§ DATA SHOWN:
++++++
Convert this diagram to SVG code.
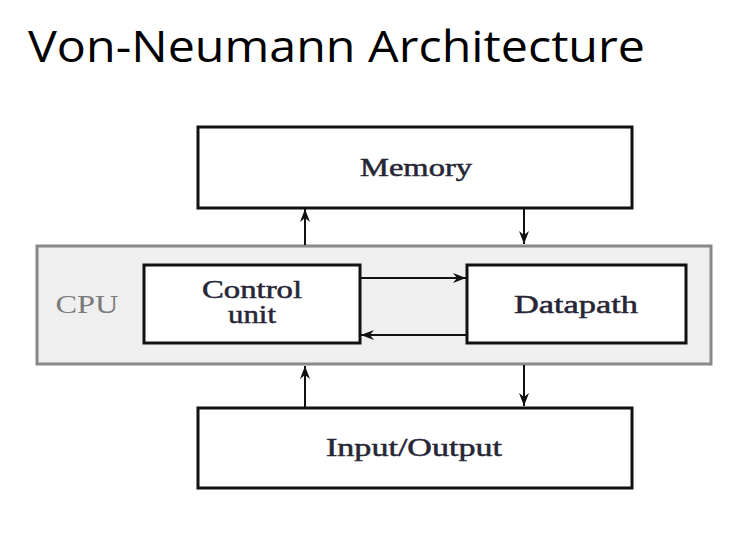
<svg xmlns="http://www.w3.org/2000/svg" width="756" height="536" viewBox="0 0 756 536">
<defs>
<marker id="ah" markerWidth="14" markerHeight="14" refX="13" refY="6" orient="auto" markerUnits="userSpaceOnUse">
<path d="M0,1 L13,6 L0,11 L4,6 Z" fill="#111"/>
</marker>
<style>
.box{fill:#fff;stroke:#111;stroke-width:3}
.lbl{font-family:"Liberation Serif","DejaVu Serif",serif;font-size:25px;fill:#262636;stroke:#262636;stroke-width:0.5;text-anchor:middle}
.conn{stroke:#111;stroke-width:2;fill:none;marker-end:url(#ah)}
</style>
</defs>
<rect width="756" height="536" fill="#fff"/>
<text x="28" y="62" font-family="Open Sans, Noto Sans, sans-serif" font-size="44" fill="#000" textLength="617" lengthAdjust="spacingAndGlyphs">Von-Neumann Architecture</text>
<g id="cpu">
<rect x="37" y="246" width="674" height="118" fill="#efefef" stroke="#888" stroke-width="3"/>
<text x="87" y="313" class="lbl" style="fill:#7a7a7a;stroke:none" textLength="63" lengthAdjust="spacingAndGlyphs">CPU</text>
</g>
<g id="memory">
<rect class="box" x="198" y="127" width="434" height="81"/>
<text x="416" y="176" class="lbl" textLength="112" lengthAdjust="spacingAndGlyphs">Memory</text>
</g>
<g id="control">
<rect class="box" x="144" y="265" width="216" height="78"/>
<text x="252" y="298" class="lbl" textLength="100" lengthAdjust="spacingAndGlyphs">Control</text>
<text x="252" y="323" class="lbl" textLength="48" lengthAdjust="spacingAndGlyphs">unit</text>
</g>
<g id="datapath">
<rect class="box" x="467" y="265" width="219" height="78"/>
<text x="576" y="313" class="lbl" textLength="124" lengthAdjust="spacingAndGlyphs">Datapath</text>
</g>
<g id="io">
<rect class="box" x="198" y="408" width="434" height="80"/>
<text x="414" y="456" class="lbl" textLength="176" lengthAdjust="spacingAndGlyphs">Input/Output</text>
</g>
<g id="connectors">
<line class="conn" x1="305" y1="245" x2="305" y2="209"/>
<line class="conn" x1="524" y1="208" x2="524" y2="244"/>
<line class="conn" x1="361" y1="278" x2="466" y2="278"/>
<line class="conn" x1="466" y1="335" x2="361" y2="335"/>
<line class="conn" x1="305" y1="407" x2="305" y2="366"/>
<line class="conn" x1="524" y1="365" x2="524" y2="406"/>
</g>
</svg>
++++++
§ GIVEN REQUEST:
Pictures are excluded; output everything else in the data verbatim.

§ TASK OUTPUT:
Convert this diagram to SVG code.
<svg xmlns="http://www.w3.org/2000/svg" width="756" height="536" viewBox="0 0 756 536">
<defs>
<marker id="ah" markerWidth="14" markerHeight="14" refX="13" refY="6" orient="auto" markerUnits="userSpaceOnUse">
<path d="M0,1 L13,6 L0,11 L4,6 Z" fill="#111"/>
</marker>
<style>
.box{fill:#fff;stroke:#111;stroke-width:3}
.lbl{font-family:"Liberation Serif","DejaVu Serif",serif;font-size:25px;fill:#262636;stroke:#262636;stroke-width:0.5;text-anchor:middle}
.conn{stroke:#111;stroke-width:2;fill:none;marker-end:url(#ah)}
</style>
</defs>
<rect width="756" height="536" fill="#fff"/>
<text x="28" y="62" font-family="Open Sans, Noto Sans, sans-serif" font-size="44" fill="#000" textLength="617" lengthAdjust="spacingAndGlyphs">Von-Neumann Architecture</text>
<g id="cpu">
<rect x="37" y="246" width="674" height="118" fill="#efefef" stroke="#888" stroke-width="3"/>
<text x="87" y="313" class="lbl" style="fill:#7a7a7a;stroke:none" textLength="63" lengthAdjust="spacingAndGlyphs">CPU</text>
</g>
<g id="memory">
<rect class="box" x="198" y="127" width="434" height="81"/>
<text x="416" y="176" class="lbl" textLength="112" lengthAdjust="spacingAndGlyphs">Memory</text>
</g>
<g id="control">
<rect class="box" x="144" y="265" width="216" height="78"/>
<text x="252" y="298" class="lbl" textLength="100" lengthAdjust="spacingAndGlyphs">Control</text>
<text x="252" y="323" class="lbl" textLength="48" lengthAdjust="spacingAndGlyphs">unit</text>
</g>
<g id="datapath">
<rect class="box" x="467" y="265" width="219" height="78"/>
<text x="576" y="313" class="lbl" textLength="124" lengthAdjust="spacingAndGlyphs">Datapath</text>
</g>
<g id="io">
<rect class="box" x="198" y="408" width="434" height="80"/>
<text x="414" y="456" class="lbl" textLength="176" lengthAdjust="spacingAndGlyphs">Input/Output</text>
</g>
<g id="connectors">
<line class="conn" x1="305" y1="245" x2="305" y2="209"/>
<line class="conn" x1="524" y1="208" x2="524" y2="244"/>
<line class="conn" x1="361" y1="278" x2="466" y2="278"/>
<line class="conn" x1="466" y1="335" x2="361" y2="335"/>
<line class="conn" x1="305" y1="407" x2="305" y2="366"/>
<line class="conn" x1="524" y1="365" x2="524" y2="406"/>
</g>
</svg>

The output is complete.